## Short problem
Repeat every line of the data exactly, but not the pictures.

====

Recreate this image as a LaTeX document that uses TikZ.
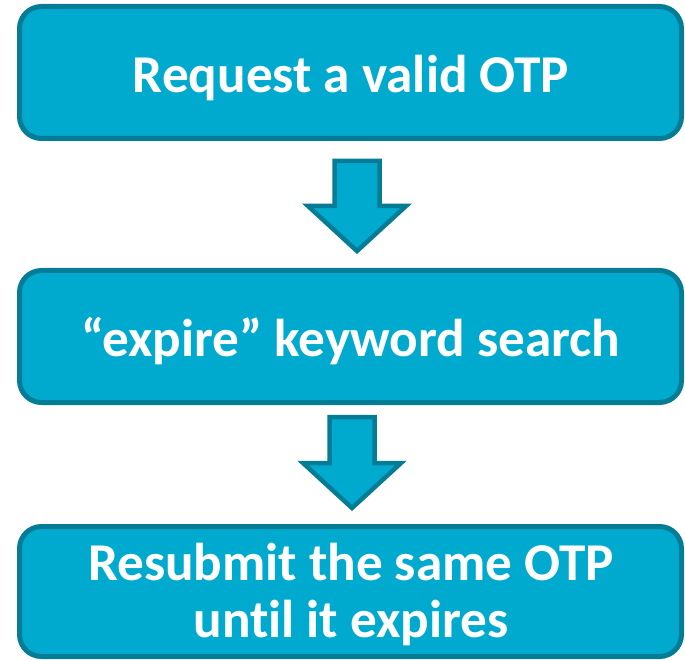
\documentclass[tikz,border=0pt]{standalone}
\usepackage{fontspec}
\setmainfont{Carlito}[Ligatures={NoCommon}]
\definecolor{boxfill}{RGB}{0,170,206}
\definecolor{boxline}{RGB}{4,124,149}
\tikzset{
  stepbox/.style={draw=boxline, fill=boxfill, line width=5pt, rounded corners=22pt},
  blockarrow/.style={draw=boxline, fill=boxfill, line width=4.5pt, line join=miter},
  steptext/.style={text=white, font=\fontsize{53.2}{59}\selectfont\bfseries, anchor=base, inner sep=0pt, align=center}
}
\begin{document}
\begin{tikzpicture}[x=1pt, y=-1pt]
  \useasboundingbox (0,0) rectangle (685,660);
  % three process steps
  \draw[stepbox] (19.5,6.5) rectangle (681.5,138.5);
  \draw[stepbox] (19.5,270.5) rectangle (681.5,402.5);
  \draw[stepbox] (19.5,526.5) rectangle (681.5,656.5);
  \node[steptext] (s1) at (351,93) {Request a valid OTP};
  \node[steptext] (s2) at (351,356) {“expire” keyword search};
  \node[steptext] (s3) at (351,580) {Resubmit the same OTP};
  \node[steptext] (s3b) at (351,637) {until it expires};
  % block arrows between steps
  \draw[blockarrow] (334.5,161) -- (379.5,161) -- (379.5,206) -- (406,206) -- (357,251)
    -- (308,206) -- (334.5,206) -- cycle;
  \draw[blockarrow] (329.5,417) -- (374.5,417) -- (374.5,463) -- (401,463) -- (352,508)
    -- (303,463) -- (329.5,463) -- cycle;
\end{tikzpicture}
\end{document}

====

## Response to this task
Recreate this image as a LaTeX document that uses TikZ.
\documentclass[tikz,border=0pt]{standalone}
\usepackage{fontspec}
\setmainfont{Carlito}[Ligatures={NoCommon}]
\definecolor{boxfill}{RGB}{0,170,206}
\definecolor{boxline}{RGB}{4,124,149}
\tikzset{
  stepbox/.style={draw=boxline, fill=boxfill, line width=5pt, rounded corners=22pt},
  blockarrow/.style={draw=boxline, fill=boxfill, line width=4.5pt, line join=miter},
  steptext/.style={text=white, font=\fontsize{53.2}{59}\selectfont\bfseries, anchor=base, inner sep=0pt, align=center}
}
\begin{document}
\begin{tikzpicture}[x=1pt, y=-1pt]
  \useasboundingbox (0,0) rectangle (685,660);
  % three process steps
  \draw[stepbox] (19.5,6.5) rectangle (681.5,138.5);
  \draw[stepbox] (19.5,270.5) rectangle (681.5,402.5);
  \draw[stepbox] (19.5,526.5) rectangle (681.5,656.5);
  \node[steptext] (s1) at (351,93) {Request a valid OTP};
  \node[steptext] (s2) at (351,356) {“expire” keyword search};
  \node[steptext] (s3) at (351,580) {Resubmit the same OTP};
  \node[steptext] (s3b) at (351,637) {until it expires};
  % block arrows between steps
  \draw[blockarrow] (334.5,161) -- (379.5,161) -- (379.5,206) -- (406,206) -- (357,251)
    -- (308,206) -- (334.5,206) -- cycle;
  \draw[blockarrow] (329.5,417) -- (374.5,417) -- (374.5,463) -- (401,463) -- (352,508)
    -- (303,463) -- (329.5,463) -- cycle;
\end{tikzpicture}
\end{document}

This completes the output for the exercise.